The United States of Arugula: How We Became a Gourmet Nation

By David Kamp

The United States has come through many phases in its development towards a force in world’s gastronomy. In a very descriptive and well researched essay on the world of food in the US, David Kamp follows most of the major figures in the country’s evolution since the lat 1800s.

Kamp has a very accessible writing style and pages after pages he describes the people and the events that forged the gastronomy of the United States. Kamp sounds so wide-eyed and excited of actually writing this text that he put forth some of the most enthusiastic writing I have read. This naivety and excitement by the author is endearing but also introduces most of the problems with this book.

This book is very uncritical about any of the figures that are exposed here and even the most hypocritical actions of some of those chefs are barely touched, if ever mentioned. Never, does Kamp attempt to draw conclusions or expose any kind of opinion about events, even though if you read between the lines you can clearly see his opinion. This manipulation of the language honestly pisses me off, when you want to say something, say it, don’t beat around the bush and try to make it as such as everything is done in some sort of journalistic integrity that you cannot even accomplish. My other problem with the book is that Kamp writes as if the majority of the United States citizens are foodies, which is obviously not the case because Kraft and General Foods would not be in such good financial states. Throughout the text he hints that “we” are eating lamb shoulder, Chateaubriand and lobster every week. I understand that the audience of this book are mostly gourmets, but to generalize on the entire United States population is a bit much.

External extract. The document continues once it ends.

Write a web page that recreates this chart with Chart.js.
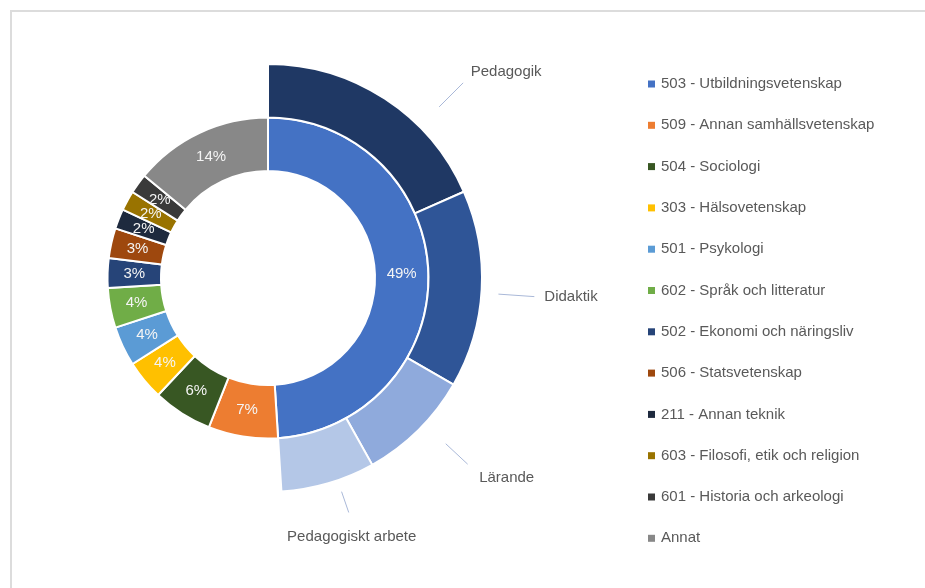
<!DOCTYPE html>
<html>
<head>
<meta charset="utf-8">
<script src="https://cdn.jsdelivr.net/npm/chart.js@4.4.0/dist/chart.umd.min.js"></script>
<style>
    body { margin: 0; background: #fff; }
    #wrap { position: relative; width: 925px; height: 588px; overflow: hidden; }
    #frame { position: absolute; left: 10px; top: 10px; width: 930px; height: 600px;
             border-top: 2px solid #dcdcdc; border-left: 2px solid #dcdcdc; }
    canvas { position: absolute; left: 0; top: 0; }
</style>
</head>
<body>
<div id="wrap">
    <div id="frame"></div>
    <canvas id="donut" width="925" height="588"></canvas>
</div>
<script>
// Inre ringen: ämnen
const categories = [
    "503 - Utbildningsvetenskap",
    "509 - Annan samhällsvetenskap",
    "504 - Sociologi",
    "303 - Hälsovetenskap",
    "501 - Psykologi",
    "602 - Språk och litteratur",
    "502 - Ekonomi och näringsliv",
    "506 - Statsvetenskap",
    "211 - Annan teknik",
    "603 - Filosofi, etik och religion",
    "601 - Historia och arkeologi",
    "Annat"
];
const shares = [49, 7, 6, 4, 4, 4, 3, 3, 2, 2, 2, 14];
const colors = ["#4472C4", "#ED7D31", "#385723", "#FFC000", "#5B9BD5", "#70AD47",
                "#264478", "#9E480E", "#1E2A3E", "#997300", "#3A3A3A", "#888888"];

// Yttre ringen: uppdelning av 503
const subLabels = ["Pedagogik", "Didaktik", "Lärande", "Pedagogiskt arbete"];
const subShares = [18.4, 14.9, 8.6, 7.1];
const subColors = ["#1F3864", "#2F5597", "#8FAADC", "#B4C7E7"];

// etikettlinjer: vinkel (grader från toppen), radie start, radie slut, textförskjutning
const subLabelLines = [
    { angle: 45, r0: 242, r1: 276, dx: 43, dy: -11, align: "center" },
    { angle: 94, r0: 231, r1: 267, dx: 10, dy: 0, align: "left" },
    { angle: 133, r0: 243, r1: 273, dx: 39, dy: 14, align: "center" },
    { angle: 161, r0: 226, r1: 248, dx: 3, dy: 24, align: "center" }
];

const FONT = '15px "Liberation Sans", Arial, sans-serif';
const TEXT_COLOR = "#595959";

// resten av yttre ringen ska vara tom
const restShare = 100 - subShares.reduce((a, b) => a + b, 0);

const labelPlugin = {
    id: "labelPlugin",
    afterDraw(chart) {
        const ctx = chart.ctx;
        ctx.save();
        ctx.font = FONT;
        ctx.textBaseline = "middle";

        // procent i inre ringen
        const inner = chart.getDatasetMeta(1);
        ctx.fillStyle = "#F4F4F4";
        ctx.textAlign = "center";
        inner.data.forEach((arc, i) => {
            const p = arc.getCenterPoint();
            ctx.fillText(shares[i] + "%", p.x, p.y);
        });

        // etiketter för yttre ringen
        const outer = chart.getDatasetMeta(0);
        const cx = outer.data[0].x;
        const cy = outer.data[0].y;
        subLabelLines.forEach((l, i) => {
            const a = l.angle * Math.PI / 180;
            const x0 = cx + l.r0 * Math.sin(a), y0 = cy - l.r0 * Math.cos(a);
            const x1 = cx + l.r1 * Math.sin(a), y1 = cy - l.r1 * Math.cos(a);
            ctx.strokeStyle = "#A9B8D8";
            ctx.lineWidth = 1;
            ctx.beginPath();
            ctx.moveTo(x0, y0);
            ctx.lineTo(x1, y1);
            ctx.stroke();
            ctx.fillStyle = TEXT_COLOR;
            ctx.textAlign = l.align;
            ctx.fillText(subLabels[i], x1 + l.dx, y1 + l.dy);
        });

        // förklaring till höger
        ctx.textAlign = "left";
        categories.forEach((c, i) => {
            const y = 84 + i * 41.3;
            ctx.fillStyle = colors[i];
            ctx.fillRect(648, y - 3.5, 7, 7);
            ctx.fillStyle = TEXT_COLOR;
            ctx.fillText(c, 661, y);
        });
        ctx.restore();
    }
};

const ctx = document.getElementById("donut").getContext("2d");
const chart = new Chart(ctx, {
    type: "doughnut",
    data: {
        labels: categories,
        datasets: [
            {
                label: "503",
                data: subShares.concat([restShare]),
                backgroundColor: subColors.concat(["rgba(0,0,0,0)"]),
                borderColor: subColors.map(() => "#ffffff").concat(["rgba(0,0,0,0)"]),
                borderWidth: 2,
                weight: 1
            },
            {
                label: "Ämnen",
                data: shares,
                backgroundColor: colors,
                borderColor: "#ffffff",
                borderWidth: 2,
                weight: 1
            }
        ]
    },
    options: {
        responsive: false,
        animation: false,
        cutout: "50%",
        layout: {
            padding: { left: 53, top: 63, right: 442, bottom: 95 }
        },
        plugins: {
            legend: { display: false },
            tooltip: { enabled: false }
        }
    },
    plugins: [labelPlugin]
});
</script>
</body>
</html>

That said, Kamp’s book is extremely entertaining. From James Beard, Julia Childs and Craig Claiborne to Thomas Keller, Charlie Trotter and the Food TV types, he goes through most of the important chefs, journalist and events of the 20th century. Being a journalist I think Kamp give a bit too much weight to the foood critics that apparently made or broke some of the chefs presented here. While I understand the contribution of the writer, a bad review has never stopped a good chef from succeeding at some other place. Still, the book is amazingly researched and incredibly complete in its range.